WHAT TO PRODUCE: Output the material below in full, exactly as it is.
┄┄┄┄┄┄
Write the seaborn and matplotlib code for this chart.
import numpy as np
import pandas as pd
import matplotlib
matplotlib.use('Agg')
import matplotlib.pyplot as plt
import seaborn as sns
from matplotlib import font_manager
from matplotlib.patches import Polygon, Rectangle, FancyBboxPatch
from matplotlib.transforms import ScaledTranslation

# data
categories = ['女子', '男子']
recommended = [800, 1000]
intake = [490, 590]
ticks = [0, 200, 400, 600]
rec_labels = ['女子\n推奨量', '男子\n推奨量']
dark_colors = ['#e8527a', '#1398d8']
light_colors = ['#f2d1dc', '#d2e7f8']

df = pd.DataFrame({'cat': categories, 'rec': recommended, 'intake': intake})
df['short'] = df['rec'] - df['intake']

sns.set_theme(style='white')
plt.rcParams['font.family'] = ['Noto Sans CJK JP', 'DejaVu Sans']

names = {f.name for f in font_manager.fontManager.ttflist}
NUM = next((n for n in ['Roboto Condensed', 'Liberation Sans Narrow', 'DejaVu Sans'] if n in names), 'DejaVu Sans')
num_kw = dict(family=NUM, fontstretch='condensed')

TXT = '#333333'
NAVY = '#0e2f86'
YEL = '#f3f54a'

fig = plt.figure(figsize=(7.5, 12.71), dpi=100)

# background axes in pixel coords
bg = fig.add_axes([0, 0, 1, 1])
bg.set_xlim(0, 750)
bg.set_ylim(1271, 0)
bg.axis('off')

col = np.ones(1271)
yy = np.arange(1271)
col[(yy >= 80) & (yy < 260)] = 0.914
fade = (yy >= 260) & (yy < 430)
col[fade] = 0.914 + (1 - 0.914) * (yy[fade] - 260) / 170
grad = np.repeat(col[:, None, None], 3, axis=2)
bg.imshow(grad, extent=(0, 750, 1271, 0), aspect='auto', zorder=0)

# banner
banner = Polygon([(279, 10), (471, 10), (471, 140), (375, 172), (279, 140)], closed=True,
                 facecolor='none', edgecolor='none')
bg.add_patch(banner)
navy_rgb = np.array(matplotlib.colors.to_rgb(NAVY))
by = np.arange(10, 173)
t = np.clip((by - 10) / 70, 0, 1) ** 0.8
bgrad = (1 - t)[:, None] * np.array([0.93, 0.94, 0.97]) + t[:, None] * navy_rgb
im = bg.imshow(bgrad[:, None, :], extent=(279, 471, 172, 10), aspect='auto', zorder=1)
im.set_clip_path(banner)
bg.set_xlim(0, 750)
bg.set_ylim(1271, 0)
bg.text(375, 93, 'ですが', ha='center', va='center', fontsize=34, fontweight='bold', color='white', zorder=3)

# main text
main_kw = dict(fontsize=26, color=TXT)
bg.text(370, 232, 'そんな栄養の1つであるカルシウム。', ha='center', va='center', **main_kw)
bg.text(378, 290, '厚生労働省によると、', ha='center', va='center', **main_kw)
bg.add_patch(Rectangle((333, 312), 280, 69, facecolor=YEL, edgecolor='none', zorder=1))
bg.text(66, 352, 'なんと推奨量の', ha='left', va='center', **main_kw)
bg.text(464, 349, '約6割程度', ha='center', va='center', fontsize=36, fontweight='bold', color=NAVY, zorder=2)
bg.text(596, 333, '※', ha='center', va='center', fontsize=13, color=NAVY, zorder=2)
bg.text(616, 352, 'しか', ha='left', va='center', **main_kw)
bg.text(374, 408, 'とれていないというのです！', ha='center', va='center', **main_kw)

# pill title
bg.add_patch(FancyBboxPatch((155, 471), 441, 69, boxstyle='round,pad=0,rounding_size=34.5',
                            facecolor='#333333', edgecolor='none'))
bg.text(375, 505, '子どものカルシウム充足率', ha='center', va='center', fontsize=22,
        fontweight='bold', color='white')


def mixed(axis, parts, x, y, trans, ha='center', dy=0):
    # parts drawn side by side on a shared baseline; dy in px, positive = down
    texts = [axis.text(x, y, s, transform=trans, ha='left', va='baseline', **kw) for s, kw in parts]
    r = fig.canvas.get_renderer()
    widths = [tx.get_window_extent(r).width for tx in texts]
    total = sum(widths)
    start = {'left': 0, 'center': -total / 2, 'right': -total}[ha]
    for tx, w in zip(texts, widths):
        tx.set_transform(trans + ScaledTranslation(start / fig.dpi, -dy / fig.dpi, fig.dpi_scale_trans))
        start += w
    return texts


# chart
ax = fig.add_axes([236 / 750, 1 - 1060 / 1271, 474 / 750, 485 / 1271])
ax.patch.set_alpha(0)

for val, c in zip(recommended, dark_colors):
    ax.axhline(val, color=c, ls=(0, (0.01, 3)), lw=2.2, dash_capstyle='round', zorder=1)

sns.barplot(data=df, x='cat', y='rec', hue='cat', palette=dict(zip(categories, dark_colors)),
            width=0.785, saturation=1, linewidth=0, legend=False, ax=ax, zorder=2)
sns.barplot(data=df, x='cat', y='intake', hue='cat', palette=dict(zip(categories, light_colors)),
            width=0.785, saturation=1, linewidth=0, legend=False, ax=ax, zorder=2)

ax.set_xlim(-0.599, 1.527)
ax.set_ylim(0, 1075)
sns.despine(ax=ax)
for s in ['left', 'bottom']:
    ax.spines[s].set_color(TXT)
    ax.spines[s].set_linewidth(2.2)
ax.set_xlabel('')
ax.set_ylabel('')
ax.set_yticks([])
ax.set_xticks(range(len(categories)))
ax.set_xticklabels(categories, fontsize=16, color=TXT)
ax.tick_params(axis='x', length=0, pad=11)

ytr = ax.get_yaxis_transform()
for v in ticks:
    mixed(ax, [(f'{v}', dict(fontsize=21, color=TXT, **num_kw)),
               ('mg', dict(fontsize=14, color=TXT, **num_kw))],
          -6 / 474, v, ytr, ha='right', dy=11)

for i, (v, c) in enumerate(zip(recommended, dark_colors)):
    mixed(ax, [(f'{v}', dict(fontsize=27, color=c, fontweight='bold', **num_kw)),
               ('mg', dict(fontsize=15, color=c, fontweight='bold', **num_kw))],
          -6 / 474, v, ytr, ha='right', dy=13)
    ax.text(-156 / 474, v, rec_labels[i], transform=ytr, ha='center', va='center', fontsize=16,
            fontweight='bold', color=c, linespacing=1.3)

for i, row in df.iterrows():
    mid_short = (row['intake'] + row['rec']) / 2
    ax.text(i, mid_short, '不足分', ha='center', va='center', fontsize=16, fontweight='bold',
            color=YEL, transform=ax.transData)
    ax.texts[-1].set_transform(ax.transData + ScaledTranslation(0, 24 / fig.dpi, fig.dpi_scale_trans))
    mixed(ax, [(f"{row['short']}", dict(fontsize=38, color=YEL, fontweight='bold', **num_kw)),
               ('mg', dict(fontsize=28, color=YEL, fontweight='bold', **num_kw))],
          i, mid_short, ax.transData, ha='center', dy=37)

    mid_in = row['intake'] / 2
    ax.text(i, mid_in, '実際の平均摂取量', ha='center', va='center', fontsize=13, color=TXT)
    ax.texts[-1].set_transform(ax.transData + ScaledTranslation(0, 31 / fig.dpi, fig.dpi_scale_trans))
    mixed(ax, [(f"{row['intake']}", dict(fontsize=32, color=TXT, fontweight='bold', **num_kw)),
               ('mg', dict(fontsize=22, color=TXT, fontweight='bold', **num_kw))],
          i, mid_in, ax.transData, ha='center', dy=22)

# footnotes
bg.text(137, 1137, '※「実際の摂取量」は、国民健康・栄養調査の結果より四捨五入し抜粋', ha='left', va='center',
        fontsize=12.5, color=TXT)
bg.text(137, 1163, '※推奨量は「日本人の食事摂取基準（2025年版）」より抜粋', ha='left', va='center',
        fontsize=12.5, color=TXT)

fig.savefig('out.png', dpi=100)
┄┄┄┄┄┄
EXERCISE RESULT:
Write the seaborn and matplotlib code for this chart.
import numpy as np
import pandas as pd
import matplotlib
matplotlib.use('Agg')
import matplotlib.pyplot as plt
import seaborn as sns
from matplotlib import font_manager
from matplotlib.patches import Polygon, Rectangle, FancyBboxPatch
from matplotlib.transforms import ScaledTranslation

# data
categories = ['女子', '男子']
recommended = [800, 1000]
intake = [490, 590]
ticks = [0, 200, 400, 600]
rec_labels = ['女子\n推奨量', '男子\n推奨量']
dark_colors = ['#e8527a', '#1398d8']
light_colors = ['#f2d1dc', '#d2e7f8']

df = pd.DataFrame({'cat': categories, 'rec': recommended, 'intake': intake})
df['short'] = df['rec'] - df['intake']

sns.set_theme(style='white')
plt.rcParams['font.family'] = ['Noto Sans CJK JP', 'DejaVu Sans']

names = {f.name for f in font_manager.fontManager.ttflist}
NUM = next((n for n in ['Roboto Condensed', 'Liberation Sans Narrow', 'DejaVu Sans'] if n in names), 'DejaVu Sans')
num_kw = dict(family=NUM, fontstretch='condensed')

TXT = '#333333'
NAVY = '#0e2f86'
YEL = '#f3f54a'

fig = plt.figure(figsize=(7.5, 12.71), dpi=100)

# background axes in pixel coords
bg = fig.add_axes([0, 0, 1, 1])
bg.set_xlim(0, 750)
bg.set_ylim(1271, 0)
bg.axis('off')

col = np.ones(1271)
yy = np.arange(1271)
col[(yy >= 80) & (yy < 260)] = 0.914
fade = (yy >= 260) & (yy < 430)
col[fade] = 0.914 + (1 - 0.914) * (yy[fade] - 260) / 170
grad = np.repeat(col[:, None, None], 3, axis=2)
bg.imshow(grad, extent=(0, 750, 1271, 0), aspect='auto', zorder=0)

# banner
banner = Polygon([(279, 10), (471, 10), (471, 140), (375, 172), (279, 140)], closed=True,
                 facecolor='none', edgecolor='none')
bg.add_patch(banner)
navy_rgb = np.array(matplotlib.colors.to_rgb(NAVY))
by = np.arange(10, 173)
t = np.clip((by - 10) / 70, 0, 1) ** 0.8
bgrad = (1 - t)[:, None] * np.array([0.93, 0.94, 0.97]) + t[:, None] * navy_rgb
im = bg.imshow(bgrad[:, None, :], extent=(279, 471, 172, 10), aspect='auto', zorder=1)
im.set_clip_path(banner)
bg.set_xlim(0, 750)
bg.set_ylim(1271, 0)
bg.text(375, 93, 'ですが', ha='center', va='center', fontsize=34, fontweight='bold', color='white', zorder=3)

# main text
main_kw = dict(fontsize=26, color=TXT)
bg.text(370, 232, 'そんな栄養の1つであるカルシウム。', ha='center', va='center', **main_kw)
bg.text(378, 290, '厚生労働省によると、', ha='center', va='center', **main_kw)
bg.add_patch(Rectangle((333, 312), 280, 69, facecolor=YEL, edgecolor='none', zorder=1))
bg.text(66, 352, 'なんと推奨量の', ha='left', va='center', **main_kw)
bg.text(464, 349, '約6割程度', ha='center', va='center', fontsize=36, fontweight='bold', color=NAVY, zorder=2)
bg.text(596, 333, '※', ha='center', va='center', fontsize=13, color=NAVY, zorder=2)
bg.text(616, 352, 'しか', ha='left', va='center', **main_kw)
bg.text(374, 408, 'とれていないというのです！', ha='center', va='center', **main_kw)

# pill title
bg.add_patch(FancyBboxPatch((155, 471), 441, 69, boxstyle='round,pad=0,rounding_size=34.5',
                            facecolor='#333333', edgecolor='none'))
bg.text(375, 505, '子どものカルシウム充足率', ha='center', va='center', fontsize=22,
        fontweight='bold', color='white')


def mixed(axis, parts, x, y, trans, ha='center', dy=0):
    # parts drawn side by side on a shared baseline; dy in px, positive = down
    texts = [axis.text(x, y, s, transform=trans, ha='left', va='baseline', **kw) for s, kw in parts]
    r = fig.canvas.get_renderer()
    widths = [tx.get_window_extent(r).width for tx in texts]
    total = sum(widths)
    start = {'left': 0, 'center': -total / 2, 'right': -total}[ha]
    for tx, w in zip(texts, widths):
        tx.set_transform(trans + ScaledTranslation(start / fig.dpi, -dy / fig.dpi, fig.dpi_scale_trans))
        start += w
    return texts


# chart
ax = fig.add_axes([236 / 750, 1 - 1060 / 1271, 474 / 750, 485 / 1271])
ax.patch.set_alpha(0)

for val, c in zip(recommended, dark_colors):
    ax.axhline(val, color=c, ls=(0, (0.01, 3)), lw=2.2, dash_capstyle='round', zorder=1)

sns.barplot(data=df, x='cat', y='rec', hue='cat', palette=dict(zip(categories, dark_colors)),
            width=0.785, saturation=1, linewidth=0, legend=False, ax=ax, zorder=2)
sns.barplot(data=df, x='cat', y='intake', hue='cat', palette=dict(zip(categories, light_colors)),
            width=0.785, saturation=1, linewidth=0, legend=False, ax=ax, zorder=2)

ax.set_xlim(-0.599, 1.527)
ax.set_ylim(0, 1075)
sns.despine(ax=ax)
for s in ['left', 'bottom']:
    ax.spines[s].set_color(TXT)
    ax.spines[s].set_linewidth(2.2)
ax.set_xlabel('')
ax.set_ylabel('')
ax.set_yticks([])
ax.set_xticks(range(len(categories)))
ax.set_xticklabels(categories, fontsize=16, color=TXT)
ax.tick_params(axis='x', length=0, pad=11)

ytr = ax.get_yaxis_transform()
for v in ticks:
    mixed(ax, [(f'{v}', dict(fontsize=21, color=TXT, **num_kw)),
               ('mg', dict(fontsize=14, color=TXT, **num_kw))],
          -6 / 474, v, ytr, ha='right', dy=11)

for i, (v, c) in enumerate(zip(recommended, dark_colors)):
    mixed(ax, [(f'{v}', dict(fontsize=27, color=c, fontweight='bold', **num_kw)),
               ('mg', dict(fontsize=15, color=c, fontweight='bold', **num_kw))],
          -6 / 474, v, ytr, ha='right', dy=13)
    ax.text(-156 / 474, v, rec_labels[i], transform=ytr, ha='center', va='center', fontsize=16,
            fontweight='bold', color=c, linespacing=1.3)

for i, row in df.iterrows():
    mid_short = (row['intake'] + row['rec']) / 2
    ax.text(i, mid_short, '不足分', ha='center', va='center', fontsize=16, fontweight='bold',
            color=YEL, transform=ax.transData)
    ax.texts[-1].set_transform(ax.transData + ScaledTranslation(0, 24 / fig.dpi, fig.dpi_scale_trans))
    mixed(ax, [(f"{row['short']}", dict(fontsize=38, color=YEL, fontweight='bold', **num_kw)),
               ('mg', dict(fontsize=28, color=YEL, fontweight='bold', **num_kw))],
          i, mid_short, ax.transData, ha='center', dy=37)

    mid_in = row['intake'] / 2
    ax.text(i, mid_in, '実際の平均摂取量', ha='center', va='center', fontsize=13, color=TXT)
    ax.texts[-1].set_transform(ax.transData + ScaledTranslation(0, 31 / fig.dpi, fig.dpi_scale_trans))
    mixed(ax, [(f"{row['intake']}", dict(fontsize=32, color=TXT, fontweight='bold', **num_kw)),
               ('mg', dict(fontsize=22, color=TXT, fontweight='bold', **num_kw))],
          i, mid_in, ax.transData, ha='center', dy=22)

# footnotes
bg.text(137, 1137, '※「実際の摂取量」は、国民健康・栄養調査の結果より四捨五入し抜粋', ha='left', va='center',
        fontsize=12.5, color=TXT)
bg.text(137, 1163, '※推奨量は「日本人の食事摂取基準（2025年版）」より抜粋', ha='left', va='center',
        fontsize=12.5, color=TXT)

fig.savefig('out.png', dpi=100)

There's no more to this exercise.